What if we're pre-product and don't have customers yet?
The TSC applies to the system being audited. If there's no system in production, there's nothing to audit. Pre-product organizations sometimes pursue a "readiness" assessment or a Type I audit covering design-phase controls, but a Type II audit requires a reporting period with the system operational.
Does the TSC require specific evidence formats (PDF, CSV, system export)?
No. Auditors have preferences (system-generated exports with verifiable timestamps are strongly preferred), but the TSC itself is format-agnostic. What matters is that the evidence is reliable enough to support the auditor's conclusions.
How do changes to the 2022 revised points of focus affect developer training?
The 2022 revision did not materially change the CC1.4 or CC2.2 text. It refined the points of focus across multiple criteria, mostly to reflect guidance from the COSO 2013 framework update. The training-relevant interpretive guidance is effectively unchanged.
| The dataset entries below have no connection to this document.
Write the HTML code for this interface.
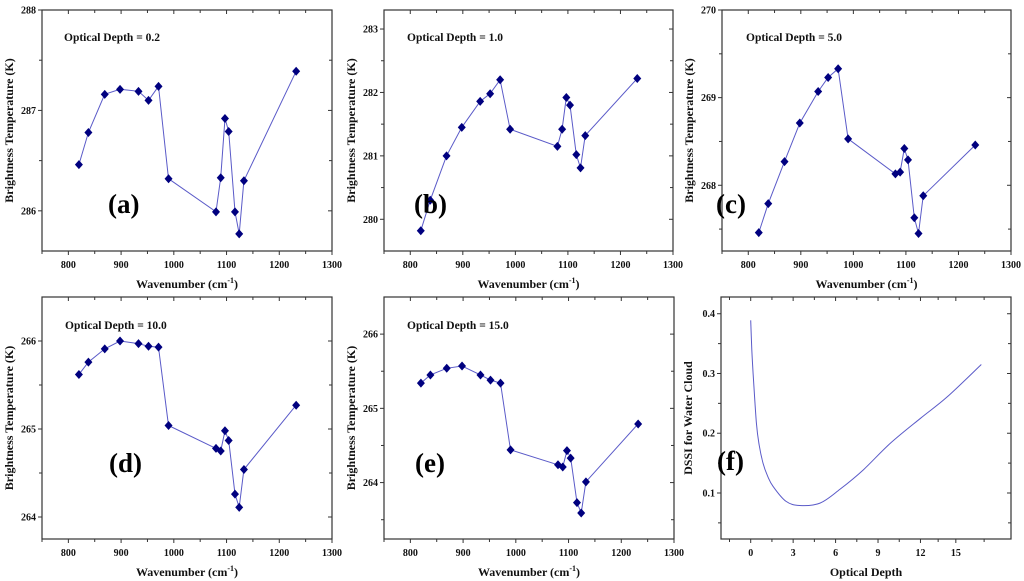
<!DOCTYPE html>
<html><head><meta charset="utf-8"><style>
html,body{margin:0;padding:0;background:#fff;}
svg{display:block;font-family:"Liberation Serif",serif;}
</style></head><body>
<svg id="c" width="1024" height="581" viewBox="0 0 1024 581" xmlns="http://www.w3.org/2000/svg"></svg>
<script>
const wavenumbers=[820,838,869,898,933,952,971,990,1080,1089,1097,1104,1116,1124,1133,1232];
const btA=[286.46,286.78,287.16,287.21,287.19,287.10,287.24,286.32,285.99,286.33,286.92,286.79,285.99,285.77,286.30,287.39];
const btB=[279.82,280.30,281.00,281.45,281.86,281.98,282.20,281.42,281.15,281.42,281.92,281.80,281.02,280.81,281.32,282.22];
const btC=[267.46,267.79,268.27,268.71,269.07,269.23,269.33,268.53,268.13,268.15,268.42,268.29,267.63,267.45,267.88,268.46];
const btD=[265.62,265.76,265.91,266.00,265.97,265.94,265.93,265.04,264.78,264.75,264.98,264.87,264.26,264.11,264.54,265.27];
const btE=[265.34,265.45,265.54,265.57,265.45,265.38,265.34,264.44,264.24,264.21,264.43,264.33,263.73,263.59,264.01,264.79];
const xTicks=[800,900,1000,1100,1200,1300];
const yTicksA=[286,287,288];
const yTicksB=[280,281,282,283];
const yTicksC=[268,269,270];
const yTicksD=[264,265,266];
const yTicksE=[264,265,266];
const depth=[0,0.08,0.17,0.4,0.6,0.87,1.2,1.58,2.5,3.47,4.9,6.3,7.97,9.86,12,13.9,16.3];
const dssi=[0.389,0.34,0.30,0.217,0.18,0.15,0.128,0.111,0.086,0.079,0.083,0.106,0.139,0.183,0.225,0.261,0.315];
const depthTickVals=[0,3,6,9,12,14.5];
const depthTickLabels=['0','3','6','9','12','15'];
const dssiTicks=[0.1,0.2,0.3,0.4];

const NS='http://www.w3.org/2000/svg';
const svg=document.getElementById('c');
function mk(tag,attrs,parent){const e=document.createElementNS(NS,tag);for(const k in attrs)e.setAttribute(k,attrs[k]);(parent||svg).appendChild(e);return e;}

function smoothPath(P){
  let d='M'+P[0][0].toFixed(1)+','+P[0][1].toFixed(1);
  for(let i=0;i<P.length-1;i++){
    const p0=P[i-1]||P[i],p1=P[i],p2=P[i+1],p3=P[i+2]||P[i+1];
    const c1=[p1[0]+(p2[0]-p0[0])/6,p1[1]+(p2[1]-p0[1])/6];
    const c2=[p2[0]-(p3[0]-p1[0])/6,p2[1]-(p3[1]-p1[1])/6];
    d+=` C${c1[0].toFixed(1)},${c1[1].toFixed(1)} ${c2[0].toFixed(1)},${c2[1].toFixed(1)} ${p2[0].toFixed(1)},${p2[1].toFixed(1)}`;
  }
  return d;
}

function panel(id,box,xd,yd,xt,xtl,yt,yminor,xminor,xs,ys,label,letter,letterPos,odPos,ytitle,xtitle,markers){
  const g=mk('g',{});
  
  
  const X=v=>box.x0+(v-xd[0])/(xd[1]-xd[0])*(box.x1-box.x0);
  const Y=v=>box.y1-(v-yd[0])/(yd[1]-yd[0])*(box.y1-box.y0);
  const frame=mk('rect',{x:box.x0,y:box.y0,width:box.x1-box.x0,height:box.y1-box.y0,fill:'none',stroke:'#333','stroke-width':1.2},g);
  
  
  xt.forEach((v,i)=>{const x=X(v);
    mk('line',{x1:x,y1:box.y1,x2:x,y2:box.y1+4,stroke:'#333'},g);
    mk('line',{x1:x,y1:box.y0,x2:x,y2:box.y0+4,stroke:'#333'},g);
    const t=mk('text',{x:x,y:box.y1+17,'text-anchor':'middle','font-size':10,'font-weight':'bold',fill:'#111'},g);
    t.textContent=xtl[i];
    
    
  });
  xminor.forEach(v=>{const x=X(v);
    mk('line',{x1:x,y1:box.y1,x2:x,y2:box.y1+3,stroke:'#333'},g);
    mk('line',{x1:x,y1:box.y0,x2:x,y2:box.y0+3,stroke:'#333'},g);});
  yt.forEach(v=>{const y=Y(v);
    mk('line',{x1:box.x0-4,y1:y,x2:box.x0,y2:y,stroke:'#333'},g);
    mk('line',{x1:box.x1-4,y1:y,x2:box.x1,y2:y,stroke:'#333'},g);
    const t=mk('text',{x:box.x0-6,y:y+3.5,'text-anchor':'end','font-size':10,'font-weight':'bold',fill:'#111'},g);
    t.textContent=(yd[1]<1?v.toFixed(1):String(v));
    
    
  });
  yminor.forEach(v=>{const y=Y(v);
    mk('line',{x1:box.x0-3,y1:y,x2:box.x0,y2:y,stroke:'#333'},g);
    mk('line',{x1:box.x1-3,y1:y,x2:box.x1,y2:y,stroke:'#333'},g);});
  if(markers){
    const pts=xs.map((v,i)=>X(v).toFixed(1)+','+Y(ys[i]).toFixed(1)).join(' ');
    const pl=mk('polyline',{points:pts,fill:'none',stroke:'#5a5ac8','stroke-width':1},g);
    
    
    xs.forEach((v,i)=>{const x=X(v),y=Y(ys[i]);
    const m=mk('polygon',{points:`${x},${y-4.5} ${x+4},${y} ${x},${y+4.5} ${x-4},${y}`,fill:'#00007f'},g);
    
    });
  } else {
    const P=xs.map((v,i)=>[X(v),Y(ys[i])]);
    const pa=mk('path',{d:smoothPath(P),fill:'none',stroke:'#5a5ac8','stroke-width':1},g);
    
    
  }
  if(label){const t=mk('text',{x:odPos[0],y:odPos[1],'font-size':11.5,'font-weight':'bold',fill:'#111'},g);t.textContent=label;
    
    }
  const L=mk('text',{x:letterPos[0],y:letterPos[1],'font-size':27,'font-weight':'bold',fill:'#000'},g);L.textContent=letter;
  
  
  const cy=(box.y0+box.y1)/2;
  const yt2=mk('text',{x:box.x0-29,y:cy,'text-anchor':'middle','font-size':12,'font-weight':'bold',fill:'#111',transform:`rotate(-90 ${box.x0-29} ${cy})`},g);yt2.textContent=ytitle;
  
  
  const xt2=mk('text',{x:(box.x0+box.x1)/2,y:box.y1+37,'text-anchor':'middle','font-size':12,'font-weight':'bold',fill:'#111'},g);
  if(xtitle==='wn'){xt2.textContent='Wavenumber (cm';const s=mk('tspan',{dy:-5,'font-size':8},xt2);s.textContent='-1';const s2=mk('tspan',{dy:5},xt2);s2.textContent=')';}
  else xt2.textContent=xtitle;
  
  
}
const xminor=[750,850,950,1050,1150,1250];
const yT='Brightness Temperature (K)';
panel('a',{x0:42,x1:332,y0:10,y1:251},[750,1300],[285.6,288.0],xTicks,xTicks.map(String),yTicksA,[286.5,287.5],xminor,wavenumbers,btA,'Optical Depth = 0.2','(a)',[108,213],[64,41],yT,'wn',true);
panel('b',{x0:384,x1:673,y0:10,y1:251},[750,1300],[279.5,283.3],xTicks,xTicks.map(String),yTicksB,[280.5,281.5,282.5],xminor,wavenumbers,btB,'Optical Depth = 1.0','(b)',[414,213],[407,41],yT,'wn',true);
panel('c',{x0:722,x1:1011,y0:10,y1:251},[750,1300],[267.25,270],xTicks,xTicks.map(String),yTicksC,[267.5,268.5,269.5],xminor,wavenumbers,btC,'Optical Depth = 5.0','(c)',[716,213],[746,41],yT,'wn',true);
panel('d',{x0:42,x1:332,y0:297,y1:539},[750,1300],[263.75,266.5],xTicks,xTicks.map(String),yTicksD,[264.5,265.5],xminor,wavenumbers,btD,'Optical Depth = 10.0','(d)',[109,472],[65,329],yT,'wn',true);
panel('e',{x0:384,x1:674,y0:297,y1:539},[750,1300],[263.24,266.5],xTicks,xTicks.map(String),yTicksE,[263.5,264.5,265.5],xminor,wavenumbers,btE,'Optical Depth = 15.0','(e)',[415,472],[407,329],yT,'wn',true);
panel('f',{x0:721,x1:1011,y0:297,y1:539},[-2.1,18.4],[0.023,0.428],depthTickVals,depthTickLabels,dssiTicks,[0.05,0.15,0.25,0.35],[-1.5,1.5,4.5,7.5,10.5,13.25,16.5],depth,dssi,null,'(f)',[717,470],[0,0],'DSSI for Water Cloud','Optical Depth',false);
</script>
</body></html>
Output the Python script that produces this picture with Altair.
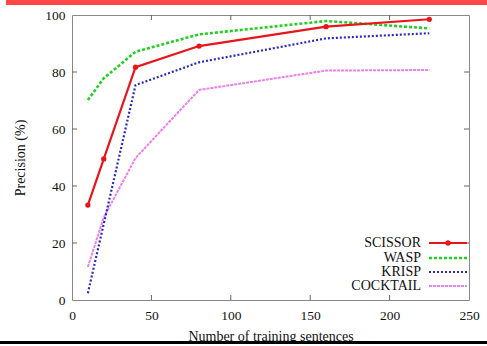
import altair as alt
import pandas as pd

x_scissor = [10, 20, 40, 80, 160, 225]
y_scissor = [33.3, 49.5, 81.7, 89.1, 95.9, 98.5]
x_wasp = [10, 20, 40, 80, 160, 225]
y_wasp = [70.2, 77.8, 87.1, 93.2, 97.9, 95.3]
x_krisp = [10, 40, 80, 160, 225]
y_krisp = [2.4, 75.4, 83.4, 91.8, 93.6]
x_cocktail = [10, 20, 40, 80, 160, 225]
y_cocktail = [11.6, 29.0, 49.8, 73.7, 80.5, 80.7]

series_names = ["SCISSOR", "WASP", "KRISP", "COCKTAIL"]
x_ticks = [0, 50, 100, 150, 200, 250]
y_ticks = [0, 20, 40, 60, 80, 100]

W, H = 397, 285
FONT = "Liberation Serif"

xs = alt.Scale(domain=[0, 250], nice=False)
ys = alt.Scale(domain=[0, 100], nice=False)

def df(xv, yv, name):
    return pd.DataFrame({"x": xv, "y": yv, "s": name})

d_sc = df(x_scissor, y_scissor, "SCISSOR")
d_wa = df(x_wasp, y_wasp, "WASP")
d_kr = df(x_krisp, y_krisp, "KRISP")
d_co = df(x_cocktail, y_cocktail, "COCKTAIL")

xaxis = alt.Axis(values=x_ticks, tickSize=0, domain=False, grid=False,
                 labelPadding=8, labelFontSize=13.5, labelFont=FONT, labelColor="#111",
                 title="Number of training sentences", titleFont=FONT, titleFontSize=14,
                 titleFontWeight="normal", titleColor="#111", titlePadding=8,
                 labelFlush=False)
yaxis = alt.Axis(values=y_ticks, tickSize=0, domain=False, grid=False,
                 labelPadding=7, labelFontSize=13.5, labelFont=FONT, labelColor="#111",
                 title="Precision (%)", titleFont=FONT, titleFontSize=14,
                 titleFontWeight="normal", titleColor="#111", titlePadding=17)

def line(d, color, width, dash=None, first=False):
    kw = dict(color=color, strokeWidth=width)
    if dash:
        kw["strokeDash"] = dash
    m = alt.Chart(d).mark_line(**kw)
    if first:
        return m.encode(x=alt.X("x:Q", scale=xs, axis=xaxis),
                        y=alt.Y("y:Q", scale=ys, axis=yaxis))
    return m.encode(x=alt.X("x:Q", scale=xs), y=alt.Y("y:Q", scale=ys))

RED, GREEN, BLUE, PINK = "#e8161a", "#22d022", "#2a2ac0", "#ec80ec"

l_co = line(d_co, PINK, 2.0, [3, 1], first=True)
l_kr = line(d_kr, BLUE, 2.2, [2, 2])
l_wa = line(d_wa, GREEN, 2.6, [3, 2])
l_sc = line(d_sc, RED, 2.2)
p_sc = alt.Chart(d_sc).mark_circle(color=RED, size=28, opacity=1).encode(
    x=alt.X("x:Q", scale=xs), y=alt.Y("y:Q", scale=ys))

# inward ticks on all four sides
tx = pd.DataFrame({"x": x_ticks[1:-1]})
ty = pd.DataFrame({"y": y_ticks[1:-1]})
tk = "#666"
t_bot = alt.Chart(tx).mark_rule(color=tk, strokeWidth=1).encode(
    x=alt.X("x:Q", scale=xs), y=alt.value(H), y2=alt.value(H - 5))
t_top = alt.Chart(tx).mark_rule(color=tk, strokeWidth=1).encode(
    x=alt.X("x:Q", scale=xs), y=alt.value(0), y2=alt.value(5))
t_left = alt.Chart(ty).mark_rule(color=tk, strokeWidth=1).encode(
    y=alt.Y("y:Q", scale=ys), x=alt.value(0), x2=alt.value(5))
t_right = alt.Chart(ty).mark_rule(color=tk, strokeWidth=1).encode(
    y=alt.Y("y:Q", scale=ys), x=alt.value(W), x2=alt.value(W - 5))

# legend
legend_layers = []
leg_y = [228, 243, 257, 271]
styles = [(RED, 2.2, None), (GREEN, 2.6, [3, 2]), (BLUE, 2.2, [2, 2]), (PINK, 2.0, [3, 1])]
for name, yy, (c, w, dash) in zip(series_names, leg_y, styles):
    ld = pd.DataFrame({"s": [name]})
    legend_layers.append(
        alt.Chart(ld).mark_text(align="right", baseline="middle", font=FONT,
                                fontSize=14, color="#111").encode(
            text="s:N", x=alt.value(349), y=alt.value(yy)))
    kw = dict(color=c, strokeWidth=w)
    if dash:
        kw["strokeDash"] = dash
    legend_layers.append(
        alt.Chart(ld).mark_rule(**kw).encode(
            x=alt.value(357), x2=alt.value(395), y=alt.value(yy)))
legend_layers.append(
    alt.Chart(pd.DataFrame({"s": ["SCISSOR"]})).mark_circle(color=RED, size=28, opacity=1).encode(
        x=alt.value(376), y=alt.value(leg_y[0])))

# decorative bars
top_bar = alt.Chart(pd.DataFrame({"a": [0]})).mark_rect(color="#ff4747").encode(
    x=alt.value(-66), x2=alt.value(415), y=alt.value(-15), y2=alt.value(-10))
bot_bar = alt.Chart(pd.DataFrame({"a": [0]})).mark_rect(color="#000000").encode(
    x=alt.value(-72), x2=alt.value(415), y=alt.value(326), y2=alt.value(329))

chart = alt.layer(
    l_co, l_kr, l_wa, l_sc, p_sc, t_bot, t_top, t_left, t_right,
    *legend_layers, top_bar, bot_bar
).properties(
    width=W, height=H,
    padding={"left": 72, "top": 15, "right": 18, "bottom": 46},
    autosize=alt.AutoSizeParams(type="none"),
    background="white",
).configure_view(stroke="#888888", strokeWidth=1)

chart.save("out.html", embed_options={"renderer": "svg", "actions": False})
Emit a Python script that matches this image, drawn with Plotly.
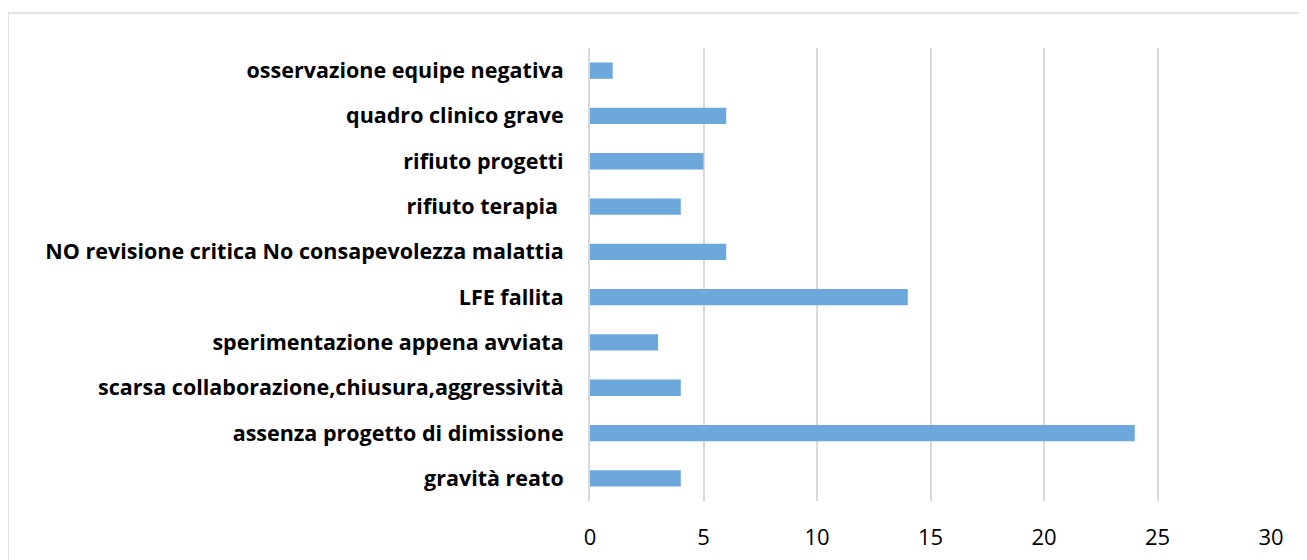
import plotly.graph_objects as go

categories = [
    "gravità reato",
    "assenza progetto di dimissione",
    "scarsa collaborazione,chiusura,aggressività",
    "sperimentazione appena avviata",
    "LFE fallita",
    "NO revisione critica No consapevolezza malattia",
    "rifiuto terapia ",
    "rifiuto progetti",
    "quadro clinico grave",
    "osservazione equipe negativa",
]
values = [4, 24, 4, 3, 14, 6, 4, 5, 6, 1]
x_ticks = [0, 5, 10, 15, 20, 25, 30]

W, H = 1307, 560
PAD = 8  # page body margin shifts the figure by this much
ml, mt = 590 - PAD, 48 - PAD
pw, ph = 681, 453
mr, mb = W - ml - pw, H - mt - ph

fig = go.Figure(
    go.Bar(
        x=values,
        y=categories,
        orientation="h",
        marker=dict(color="#6CA8DC", line=dict(width=0)),
        width=0.36,
    )
)


# light outer frame of the chart area (screen px -> paper coords)
def px_x(sx):
    return (sx - PAD - ml) / pw


def px_y(sy):
    return (mt + ph - (sy - PAD)) / ph


fig.add_shape(
    type="rect",
    xref="paper", yref="paper",
    x0=px_x(8), x1=px_x(1300),
    y0=px_y(580), y1=px_y(13),
    line=dict(color="#d9d9d9", width=1.5),
    fillcolor="rgba(0,0,0,0)",
    layer="below",
)

fig.update_layout(
    width=W,
    height=H,
    margin=dict(l=ml, r=mr, t=mt, b=mb),
    plot_bgcolor="white",
    paper_bgcolor="white",
    showlegend=False,
    font=dict(family="Open Sans, sans-serif", color="#000000"),
)
fig.update_xaxes(
    range=[0, 30],
    tickvals=x_ticks,
    showgrid=True,
    gridcolor="#d9d9d9",
    gridwidth=2,
    zeroline=False,
    showline=False,
    ticks="",
    tickfont=dict(size=22),
    ticklabelstandoff=21,
    automargin=False,
)
fig.update_yaxes(
    showgrid=False,
    zeroline=False,
    showline=True,
    linecolor="#d9d9d9",
    linewidth=2,
    ticks="",
    tickfont=dict(size=21.5, family="Open Sans", weight="bold"),
    ticklabelstandoff=20,
    automargin=False,
)

fig.write_html("out.html")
Is there a version of the TSC that will update for 2026 or 2027?
AICPA periodically reviews the TSC and has not announced a major revision through early 2026. The most recent significant update was the 2022 points-of-focus revision. Any future revision would likely refine rather than restructure the training-relevant criteria, based on the pattern of prior updates.
Where should I look if my auditor is asking for something I don't see in the TSC?
Most such requests come from the auditor's professional judgment rather than from the TSC directly. Ask the auditor to cite the criterion or point of focus they're evaluating against, then compare that citation to the actual text. If the request is reasonable and operationally cheap, it's usually worth satisfying. If it feels disproportionate, a direct conversation referencing the source text is the right move.